宮下こころ(左)と林田リコ

ソフトテニス女子で今年、全国高校総体(インターハイ)団体・個人の2冠を2年連続で達成し、その後の全日本選手権で高校生として67年ぶりの優勝という偉業を成し遂げた林田リコ・宮下こころ組(東京・文大杉並・ともに3年)。しかし、今年度のチームが始動した冬季のインドアシーズンは、自分たちのプレーができずに苦しんだ。

チーム事情から2人がペアを組まなかった3月の全国選抜(団体戦)は3回戦で敗退。「自分たちが上の代になって引っ張らないといけない立場になり、先輩がいた頃のように伸び伸びできなくなった」(宮下)ことや、「キャプテンになってチームをどうまとめるかばかり考えてしまい、余裕がなかった」(林田)ことが不振の原因だった。徐々に本来の調子と自信を取り戻す助けになったのが「テニスノート」だ。

悩みや相談事も書く

ノートを書くことは、部の決まりではない。ただ、林田も宮下も先輩を見習い、1年生のころからアドバイスやミーティングでの話、自身の反省や感想などを書き留めていた。1年ほど前からは、顧問の武元望美先生に毎日提出するようになり、悩みや相談事があれば一人で抱え込まずノートに書くようにしている。

他競技の選手も参考

「自分の気持ちを言葉で表すのが、あまり得意ではない」と話す宮下にとって、ノートは自分の思いをいったん整理できるメリットがある。「大事な大会の前には、意識を高めていくために『あと○日』とカウントダウンを書く」といった工夫も怠らない。林田は、他の競技で活躍するアスリートの考え方や取り組みを記したりもする。「最近はプロ野球の大谷翔平選手(日本ハム)のことを書きました。それと、よく書くのは『自分らしく』という言葉。周りの目を気にしすぎてうまくいかないとき、自分自身に言い聞かせます」

ノートに書くことで、絡み合った糸をほぐすように一つ一つの課題を克服し、林田と宮下は自分たちのテニスを取り戻していった。(文・写真 小野哲史)
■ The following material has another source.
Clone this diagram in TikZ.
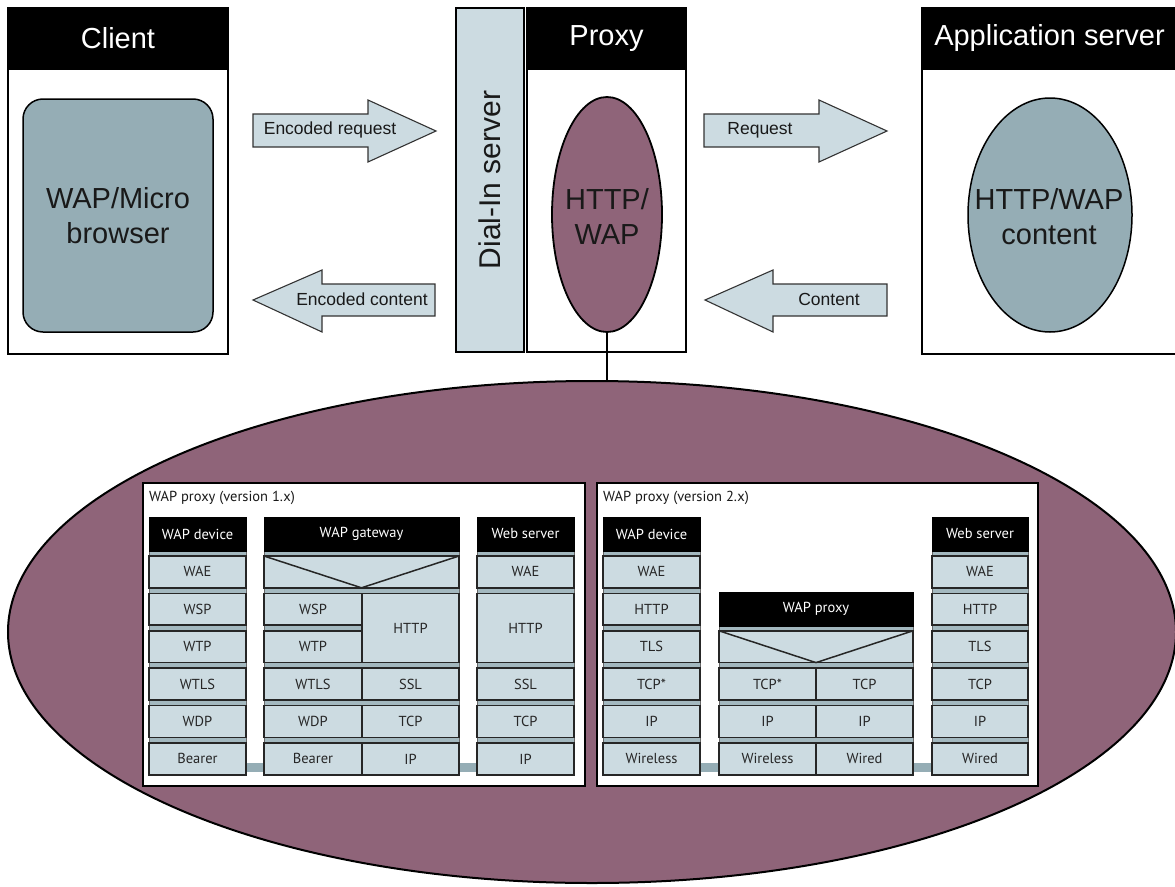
\documentclass[tikz,border=0pt]{standalone}
\usepackage{fontspec}
\setmainfont{Liberation Sans}
\newfontfamily\stackfont{PT Sans}
\usetikzlibrary{shapes.geometric}
\definecolor{plum}{HTML}{8F6479}
\definecolor{slate}{HTML}{95ADB5}
\definecolor{pale}{HTML}{CCDBE1}
\definecolor{stripc}{HTML}{A3B8BF}

% one protocol layer box: name, x1, y1, x2, y2, text
\newcommand\layerbox[6]{%
  \pgfmathsetmacro\LBw{(#4)-(#2)}%
  \pgfmathsetmacro\LBh{(#5)-(#3)}%
  \pgfmathsetmacro\LBy{#3}%
  \node[layer, minimum width=\LBw pt, minimum height=\LBh pt, anchor=north west] (#1) at (#2,\LBy) {#6};}
% layer box spanning rows i..j of a stack: name, x1, x2, i, j, text
\newcommand\rowbox[6]{\layerbox{#1}{#2}{556+37.4*#4}{#3}{556+37.4*#5+31.8}{#6}}
% a complete six-row stack: prefix, x1, x2, labels
\newcommand\fullcol[4]{%
  \foreach \lab [count=\i from 0] in {#4} {\rowbox{#1\i}{#2}{#3}{\i}{\i}{\lab}}}
% black stack header: name, x1, y1, x2, y2, text
\newcommand\stackhead[6]{%
  \pgfmathsetmacro\LBw{(#4)-(#2)}%
  \pgfmathsetmacro\LBh{(#5)-(#3)}%
  \node[headcell, minimum width=\LBw pt, minimum height=\LBh pt, anchor=north west] (#1) at (#2,#3) {#6};}

\begin{document}
\begin{tikzpicture}[x=1pt,y=-1pt,
  every node/.style={inner sep=0pt, outer sep=0pt},
  frame/.style={draw=black, line width=2pt, fill=white},
  headbar/.style={fill=black, draw=black, line width=2pt, text=white,
    font=\fontsize{29}{34}\selectfont},
  bigtext/.style={font=\fontsize{29}{35}\selectfont, align=center, text=black!90},
  blockarrow/.style={draw=black!80, line width=1.1pt, fill=pale, line join=miter},
  arrowtext/.style={font=\fontsize{17.5}{20}\selectfont, text=black!90},
  panel/.style={draw=black, line width=1.8pt, fill=white},
  paneltitle/.style={font=\stackfont\fontsize{14.5}{16}\selectfont, text=black!90, anchor=west},
  layer/.style={draw=black!85, line width=1.5pt, fill=pale,
    font=\stackfont\fontsize{14.5}{16}\selectfont, text=black!85},
  headcell/.style={fill=black, draw=black, line width=1pt, text=white,
    font=\stackfont\fontsize{14.5}{16}\selectfont},
  stripbg/.style={fill=stripc, draw=black!60, line width=0.8pt},
  vline/.style={draw=black!85, line width=1.5pt},
  bar/.style={draw=slate, line width=9pt},
]
\useasboundingbox (0,0) rectangle (1175,886);

% ---------------- client ----------------
\node[frame, minimum width=220pt, minimum height=346pt, anchor=north west] (client) at (8,8) {};
\node[headbar, minimum width=220pt, minimum height=61pt, anchor=north west] (clienthead) at (8,8) {Client};
\node[draw=black, line width=1.5pt, fill=slate, rounded corners=20pt,
  minimum width=190pt, minimum height=233pt, bigtext] (browser) at (118,215.5) {WAP/Micro\\browser};

% ---------------- dial-in server and proxy ----------------
\node[draw=black, line width=2pt, fill=pale, minimum width=68pt, minimum height=344pt, anchor=north west] (dialin) at (456,8) {};
\node[rotate=90, font=\fontsize{30}{34}\selectfont, text=black!90] (dialintext) at (dialin.center) {Dial-In server};
\node[frame, minimum width=159pt, minimum height=344pt, anchor=north west] (proxy) at (527,8) {};
\node[headbar, minimum width=159pt, minimum height=61pt, anchor=north west] (proxyhead) at (527,8) {Proxy};
\node[ellipse, draw=black, line width=1.8pt, fill=plum, minimum width=110pt, minimum height=235pt] (httpwap) at (607,214.5) {};
\node[bigtext] (httpwaptext) at (607,216) {HTTP/\\WAP};

% ---------------- application server ----------------
\node[frame, minimum width=255pt, minimum height=346pt, anchor=north west] (app) at (922,8) {};
\node[headbar, minimum width=255pt, minimum height=61pt, anchor=north west] (apphead) at (922,8) {Application server};
\node[ellipse, draw=black, line width=1.5pt, fill=slate, minimum width=164pt, minimum height=234pt] (content) at (1050,215) {};
\node[bigtext] (contenttext) at (1049,217) {HTTP/WAP\\content};

% ---------------- block arrows ----------------
\draw[blockarrow] (253,114) -- (368,114) -- (368,100) -- (436,131) -- (368,162) -- (368,147) -- (253,147) -- cycle;
\node[arrowtext] (encreq) at (330,130) {Encoded request};
\draw[blockarrow] (435,284) -- (322,284) -- (322,270) -- (253,300) -- (322,332) -- (322,316) -- (435,316) -- cycle;
\node[arrowtext] (enccont) at (362,299) {Encoded content};
\draw[blockarrow] (704,114) -- (819,114) -- (819,100) -- (887,131) -- (819,162) -- (819,147) -- (704,147) -- cycle;
\node[arrowtext] (req) at (760,130) {Request};
\draw[blockarrow] (887,284) -- (773,284) -- (773,270) -- (705,300) -- (773,332) -- (773,316) -- (887,316) -- cycle;
\node[arrowtext] (cont) at (829,299) {Content};

% ---------------- zoomed proxy detail ----------------
\node[ellipse, draw=black, line width=2pt, fill=plum, minimum width=1168pt, minimum height=502pt] (detail) at (592,632) {};
\draw[line width=2pt] (httpwap.south) -- (httpwap.south |- detail.north);

\node[panel, minimum width=442pt, minimum height=303pt, anchor=north west] (panelA) at (143,483) {};
\node[paneltitle] (titleA) at (149,498) {WAP proxy (version 1.x)};
\node[panel, minimum width=441pt, minimum height=303pt, anchor=north west] (panelB) at (597,483) {};
\node[paneltitle] (titleB) at (603,498) {WAP proxy (version 2.x)};

% strip backgrounds behind the stacks
\path[stripbg] (149,551) rectangle (246,775);
\path[stripbg] (264,551) rectangle (459,775);
\path[stripbg] (477,551) rectangle (574,775);
\path[stripbg] (603,551) rectangle (700,775);
\path[stripbg] (719,626) rectangle (913,775);
\path[stripbg] (932,551) rectangle (1028,775);

% version 1.x: WAP device
\stackhead{ah}{149}{517}{246}{551}{WAP device}
\fullcol{a}{149}{246}{WAE,WSP,WTP,WTLS,WDP,Bearer}
% version 1.x: WAP gateway
\stackhead{bh}{264}{517}{459}{551}{WAP gateway}
\rowbox{bv}{264}{459}{0}{0}{}
\draw[vline] (bv.north west) -- (bv.south) -- (bv.north east);
\rowbox{b1}{264}{362}{1}{1}{WSP}
\rowbox{b2}{264}{362}{2}{2}{WTP}
\rowbox{c1}{362}{459}{1}{2}{HTTP}
\rowbox{b3}{264}{362}{3}{3}{WTLS}
\rowbox{c3}{362}{459}{3}{3}{SSL}
\rowbox{b4}{264}{362}{4}{4}{WDP}
\rowbox{c4}{362}{459}{4}{4}{TCP}
\rowbox{b5}{264}{362}{5}{5}{Bearer}
\rowbox{c5}{362}{459}{5}{5}{IP}
% version 1.x: web server
\stackhead{sh}{477}{517}{574}{551}{Web server}
\rowbox{s0}{477}{574}{0}{0}{WAE}
\rowbox{s1}{477}{574}{1}{2}{HTTP}
\rowbox{s3}{477}{574}{3}{3}{SSL}
\rowbox{s4}{477}{574}{4}{4}{TCP}
\rowbox{s5}{477}{574}{5}{5}{IP}

% version 2.x: WAP device
\stackhead{dh}{603}{517}{700}{551}{WAP device}
\fullcol{d}{603}{700}{WAE,HTTP,TLS,TCP*,IP,Wireless}
% version 2.x: WAP proxy
\stackhead{eh}{719}{592}{913}{626}{WAP proxy}
\rowbox{ev}{719}{913}{2}{2}{}
\draw[vline] (ev.north west) -- (ev.south) -- (ev.north east);
\rowbox{e3}{719}{816}{3}{3}{TCP*}
\rowbox{f3}{816}{913}{3}{3}{TCP}
\rowbox{e4}{719}{816}{4}{4}{IP}
\rowbox{f4}{816}{913}{4}{4}{IP}
\rowbox{e5}{719}{816}{5}{5}{Wireless}
\rowbox{f5}{816}{913}{5}{5}{Wired}
% version 2.x: web server
\stackhead{gh}{932}{517}{1028}{551}{Web server}
\fullcol{g}{932}{1028}{WAE,HTTP,TLS,TCP,IP,Wired}

% physical links between the bottom layers
\draw[bar, shorten <=0.75pt, shorten >=0.75pt] ([yshift=-9pt]a5.east) -- ([yshift=-9pt]b5.west);
\draw[bar, shorten <=0.75pt, shorten >=0.75pt] ([yshift=-9pt]c5.east) -- ([yshift=-9pt]s5.west);
\draw[bar, shorten <=0.75pt, shorten >=0.75pt] ([yshift=-9pt]d5.east) -- ([yshift=-9pt]e5.west);
\draw[bar, shorten <=0.75pt, shorten >=0.75pt] ([yshift=-9pt]f5.east) -- ([yshift=-9pt]g5.west);
\end{tikzpicture}
\end{document}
インターハイ前の宮下のノート。あらためて今ある環境に感謝するとともに、「自分に魔法をかける」という言葉で暗示し、モチベーションを上げようとしている。
ある試合後の林田のノート。技術や戦術の反省だけでなく「上級生がだらしない」「どういうつもりで日本一とろうとしてるの?」と自身を叱咤(しった)する言葉が並ぶ。
インターハイ前と、2冠を達成したときのノート
【TEAMDATA】
1974年創部。部員25人(2年生13人、1年生12人)。全国選抜大会優勝3回(1981、2013、16年)、インターハイ優勝2回(16、17年)、国体優勝3回(12、16、17年)。部訓は「心が技術を超える、誰からも応援される選手になる、勝つことより大切なことがある」

 

林田リコ
【はやしだ・りこ】
1999年9月17日生まれ、東京都出身。身長166cm。後衛。埼玉・広島中時代は全国中学校大会出場。5月の全日本シングルスで3位。2017年度のナショナルチームに選ばれた。

 

宮下こころ
【みやした・こころ】
2000年2月22日生まれ、石川県出身。身長166cm。前衛。石川・中能登中時代は全国中学校大会でベスト8。5月の全日本シングルスでベスト32。2017年度のU-17日本代表。